Transfrontier Conservation Areas (TFCAs), often called Peace Parks, represent the gold standard for international cooperation in ecologically sensitive border regions. These formal agreements between countries establish a framework for jointly managing a shared ecosystem. They facilitate coordinated anti-poaching patrols, harmonized data collection, and shared intelligence. Critically, they allow for the removal or modification of internal border fences to allow wildlife to move freely across their historical ranges. The Kavango-Zambezi TFCA, spanning Angola, Botswana, Namibia, Zambia, and Zimbabwe, protects Africa's largest elephant population and demonstrates the power of collective, conservation-focused governance. Organizations like the IUCN provide technical guidance and support for these complex initiatives.

Criminal networks expertly exploit legal and jurisdictional gaps between countries. A coordinated response requires harmonizing national legislation related to wildlife crime, illegal logging, and pollution. Joint investigation teams and cross-border prosecution agreements ensure that criminals cannot evade justice simply by crossing a border. Equally important is the establishment of formal mechanisms for intelligence sharing. Real-time communication channels between border command centers in neighboring countries allow for rapid response to incursions and the tracking of trafficking networks across entire regions. These operational and legal frameworks create a seamless enforcement web that denies criminals safe havens.

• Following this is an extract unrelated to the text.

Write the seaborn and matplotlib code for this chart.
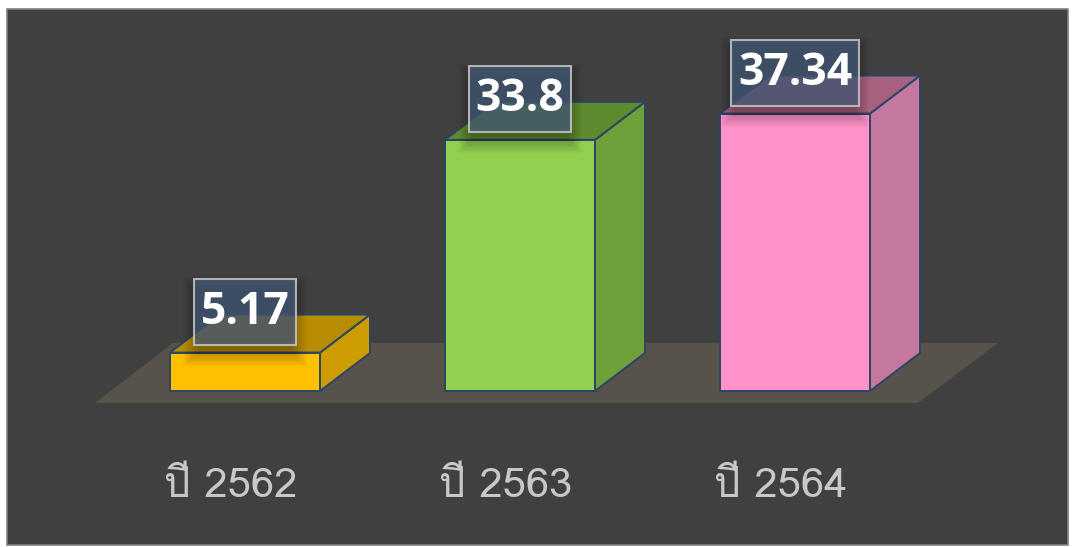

Engaging Local Communities as Primary Partners

Any border management strategy that ignores the needs and knowledge of local communities is destined to fail. People living in and around transboundary conservation areas are the most direct stakeholders in the health of these ecosystems. Community-based natural resource management (CBNRM) programs empower local residents to act as co-managers and beneficiaries of conservation. These programs provide alternative livelihoods, such as eco-tourism guiding or sustainable harvesting, creating a powerful economic incentive to protect natural resources. When local communities have a tangible stake in conservation, they become the most effective eyes and ears on the border. Their intelligence is invaluable, and their active participation is essential for long-term sustainability. Community rangers who share language and culture with the local population can build trust and access information that state authorities alone cannot.

A Strategic Framework for Sustainable Border Governance

Integrating environmental sensitivity into border management requires a systematic and proactive approach. Agencies can operationalize these principles through the following key practices.

  • Mandatory Environmental Impact Assessments: Before any new border infrastructure—fencing, roads, or surveillance towers—is constructed, a rigorous environmental impact assessment (EIA) must be conducted. This evaluation must consider impacts on wildlife corridors, water systems, and sensitive habitats, and propose mitigation measures.
  • Data-Driven Risk Analysis: Enforcement resources are finite and must be deployed where they will have the greatest impact. By combining intelligence on criminal activity with data on ecological sensitivity, agencies can create dynamic risk maps that focus patrols on the most vulnerable and threatened areas.
  • Integrated Interagency Collaboration: Breaking down the silos between customs, immigration, wildlife authorities, and the military is essential. Joint task forces, unified command structures, and shared communication platforms enable a cohesive, multi-disciplinary response to complex, cross-sectoral threats like wildlife trafficking.
  • Investment in Adaptability and Resilience: Climate change and shifting socio-economic conditions mean that border management strategies must be continuously re-evaluated and adapted. Investing in flexible, scalable technologies and building adaptive capacity within institutions ensures that responses remain effective in a changing world.
  • Commitment to Transparency and Evaluation: Measuring success in eco-sensitive border management requires a double bottom line: security metrics (e.g., arrests, contraband seizures) must be balanced with ecological health indicators (e.g., population trends of key species, forest cover change). Transparent reporting builds public trust and supports adaptive management.

Securing Our Shared Natural Heritage

The challenge of managing borders in ecologically sensitive regions is not merely a technical or logistical problem; it is a profound test of our collective commitment to sustainability and international cooperation. The fate of some of the planet's most iconic species and valuable ecosystems hangs in the balance. The old model of hard borders and reactive enforcement is inadequate for the complex, dynamic threats we face today. The path forward requires a new philosophy of integrated stewardship—one that leverages technology, empowers local communities, and prioritizes cooperation over division. By investing in green infrastructure, building the capacity of border personnel, and strengthening the legal and diplomatic frameworks for transboundary collaboration, we can create border regimes that are both secure and ecologically sustainable. This is not a compromise between security and conservation, but a recognition that in our interconnected world, they are two sides of the same coin. The health of our planet's most precious ecosystems, and the security of the nations that share them, depend on getting this balance right.